Je peux citer plusieurs exemples. Je me souviens particulièrement d’un malade séropositif "qui allait bien", que la régulation médicale me demandait d’aller chercher du sud du Brésil à Paris. A mon arrivée auBrésil, je me rends compte que le malade que j’examine est bien différent de celui présenté par la régulation. Son état clinique était catastrophique : perfusions, diarrhées profuses, fièvre à 40°, vomissements, pneumocystose, suspicion de tuberculose… Ce malade était en fait en stade terminal de sida.

Du côté de la société d’assurance, le médecin se moquait complètement des problèmes et des risques qu’aurait engendré le transport de ce patient. Il fallait que je le ramène en France, point barre. Par exemple, le malade avait trois ou quatre perfusions, mais les lignes intérieures brésiliennes refusaient le transport de patients perfusés. A Paris on me répondait qu’il n’y avait qu’à les enlever. De toute manière, la société était tranquille à partir du moment où j’acceptais le transport d’un patient, j’en étais le seul responsable. J’ai bien entendu décidé de refuser le transport de ce patient qui ne pouvait clairement pas voyager en position assise. Il est d’ailleurs décédé le lendemain. Si j’avais accepté le rapatriement, il serait sans doute mort dans l’avion. La famille aurait pu porter plainte contre moi.

 

Comme des sardines

La situation des médecins transporteurs sanitaires est délicate. Nous sommes pris entre les malades, les familles et les sociétés d’assistance qui ne cherchent jamais à nous aider. Nous subissons une pression pour accepter le transport des malades et peu importe les conséquences. C’est d’ailleurs pour cela que j’ai arrêté ce travail. Après 71 missions aux quatre coins du monde, j’étais écœuré par les conditions de travail.

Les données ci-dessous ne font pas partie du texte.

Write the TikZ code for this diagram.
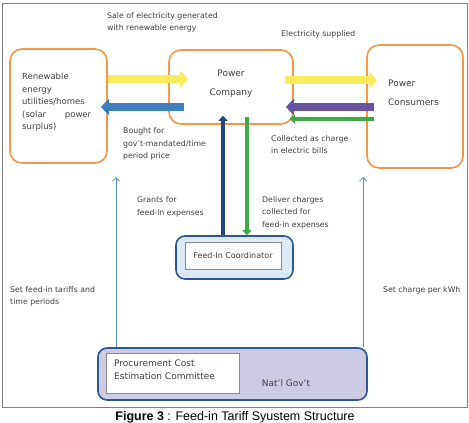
\documentclass[tikz,border=0pt]{standalone}
\usepackage{fontspec}
\setmainfont{DejaVu Sans}
\newfontfamily\captionfont{Liberation Sans}
\usetikzlibrary{arrows.meta}
\definecolor{fitOrange}{RGB}{247,150,70}
\definecolor{fitYellow}{RGB}{250,236,90}
\definecolor{fitBlue}{RGB}{62,125,192}
\definecolor{fitPurple}{RGB}{102,84,162}
\definecolor{fitGreen}{RGB}{60,170,75}
\definecolor{fitNavy}{RGB}{31,73,125}
\definecolor{fitRuleBlue}{RGB}{91,140,200}
\definecolor{fitBorder}{RGB}{47,85,151}
\definecolor{fitCoordFill}{RGB}{221,233,246}
\definecolor{fitGovFill}{RGB}{205,202,227}
\definecolor{fitText}{RGB}{64,64,64}
\begin{document}
\begin{tikzpicture}[x=1pt, y=-1pt,
    fitPartyBox/.style={draw=fitOrange, line width=1.6pt, rounded corners=12pt, inner sep=0pt},
    fitOuterBox/.style={draw=fitBorder, line width=1.6pt, rounded corners=9pt, inner sep=0pt},
    fitInnerBox/.style={draw=black!45, fill=white, line width=0.6pt, inner sep=0pt, text=fitText, font=\fontsize{8}{10}\selectfont},
    fitLabel/.style={anchor=north west, inner sep=0pt, align=left, text=fitText, font=\fontsize{7.8}{12.6}\selectfont},
    fitTitle/.style={inner sep=0pt, text=fitText, font=\fontsize{9}{19}\selectfont},
    fitBlock/.style={line width=8.5pt, -{Triangle[length=8pt,width=16pt]}},
    fitSlim/.style={line width=4pt, -{Triangle[length=5pt,width=9pt]}},
    fitRule/.style={draw=fitRuleBlue, line width=0.8pt, -{Straight Barb[length=3.5pt,width=7pt]}}
]
\useasboundingbox (0,0) rectangle (469,423);
\draw[black!50, line width=1pt] (2,3) rectangle (467,407);

% market parties
\node[fitPartyBox, minimum width=97pt, minimum height=114pt] (renew) at (58.5,106) {};
\node[fitPartyBox, minimum width=124pt, minimum height=74pt] (power) at (231,87) {};
\node[fitPartyBox, minimum width=96pt, minimum height=123pt] (consumers) at (415,106.5) {};
\node[fitLabel, text width=69pt, font=\fontsize{8.5}{12.5}\selectfont] (renewText) at (22,73)
    {Renewable\\energy\\utilities/homes\\(solar\hfill power\\surplus)};
\node[fitTitle, align=center] (powerText) at (231,84) {Power\\Company};
\node[fitTitle, anchor=north west, align=left] (consumersText) at (388,80) {Power\\Consumers};

% public bodies
\node[fitOuterBox, fill=fitCoordFill, minimum width=117pt, minimum height=43pt] (coord) at (234.5,257.5) {};
\node[fitInnerBox, minimum width=96pt, minimum height=27pt] (coordInner) at (233,255.5) {Feed-In Coordinator};
\node[fitOuterBox, fill=fitGovFill, minimum width=269pt, minimum height=52pt] (gov) at (232.5,374) {};
\node[fitInnerBox, minimum width=133pt, minimum height=40pt] (committee) at (172.5,373) {};
\node[fitLabel, font=\fontsize{9}{13}\selectfont] (committeeText) at (114,359.5) {Procurement Cost\\Estimation Committee};
\node[fitTitle] (govText) at (286,383) {Nat'l Gov't};

% electricity and money flows
\draw[fitBlock, draw=fitYellow] ([yshift=27pt]renew.east) -- ([xshift=20pt,yshift=8pt]power.west);
\draw[fitBlock, draw=fitBlue] ([xshift=16pt,yshift=-20pt]power.west) -- ([xshift=-7pt,yshift=-1pt]renew.east);
\draw[fitBlock, draw=fitYellow] ([xshift=-9pt,yshift=7pt]power.east) -- ([xshift=11pt,yshift=26.5pt]consumers.west);
\draw[fitBlock, line width=7.5pt, draw=fitPurple] ([xshift=8pt,yshift=-0.5pt]consumers.west) -- ([xshift=-8pt,yshift=-20pt]power.east);
\draw[fitSlim, draw=fitGreen] ([xshift=8pt,yshift=-12.5pt]consumers.west) -- ([xshift=-4pt,yshift=-32pt]power.east);
\draw[fitSlim, draw=fitNavy] ([xshift=-11.5pt]coord.north) -- ([xshift=-8pt,yshift=9pt]power.south);
\draw[fitSlim, draw=fitGreen] ([xshift=16pt,yshift=8pt]power.south) -- ([xshift=12.5pt]coord.north);

% rules set by the government
\coordinate (tariffTip) at (116,177);
\coordinate (chargeTip) at (363,177);
\draw[fitRule] (tariffTip |- gov.north) -- (tariffTip);
\draw[fitRule] (chargeTip |- gov.north) -- (chargeTip);

% flow labels
\node[fitLabel] (saleText) at (107,12) {Sale of electricity generated\\with renewable energy};
\node[fitLabel] (supplyText) at (281,30) {Electricity supplied};
\node[fitLabel] (boughtText) at (123,127.5) {Bought for\\gov't-mandated/time\\period price};
\node[fitLabel] (collectedText) at (271,135) {Collected as charge\\in electric bills};
\node[fitLabel] (grantsText) at (137,196.5) {Grants for\\feed-in expenses};
\node[fitLabel] (deliverText) at (262,196) {Deliver charges\\collected for\\feed-in expenses};
\node[fitLabel] (tariffText) at (10,286) {Set feed-in tariffs and\\time periods};
\node[fitLabel] (chargeText) at (383,286) {Set charge per kWh};

% caption
\node[anchor=base, inner sep=0pt, font=\captionfont\fontsize{12.5}{15}\selectfont] (caption) at (235,420)
    {\textbf{Figure 3} : Feed-in Tariff Syustem Structure};
\end{tikzpicture}
\end{document}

Et là je ne parle que des vols réguliers, mais il y aurait beaucoup à dire sur les conditions d’exercice dans les vols sanitaires.

Ces avions sont loués par la société d’assistance à une compagnie aérienne. L’infrastructure est vraiment critiquable car les avions sont très mal conçus. Les patients sont entassés comme des sardines. Il faut bricoler pour attacher les perfusions au plafond de l’avion. Sous la pression, il nous arrive d’accepter des missions alors qu’elles ne sont pas compatibles avec de bonnes conditions d’exercice. Quand je repense au drame de l’avion sanitaire qui s’est crashé en Martinique, je m’interroge : les soignants avaient-ils subis des pressions pour effectuer cette mission ? D’autant que l’avion était semble-t-il en mauvais état. Pour ma part, je n’ai jamais eu à voyager dans des avions que je ne trouvais pas surs. Si cela avait été le cas, j’aurais tout simplement refusé d’embarquer. Je trouve intolérable que, nous médecins, ayons à prendre des risques, tout comme le patient, pour que l’affaire se fasse.

A une époque j’avais écrit au ministère de la santé pour demander un statut correct du médecin rapatrieur. Dans le cas d’un accident d’avion,nous ne sommes pas couverts. J’attends toujours la réponse ! Nous ne sommes pas considérés. On doit dire oui et se taire."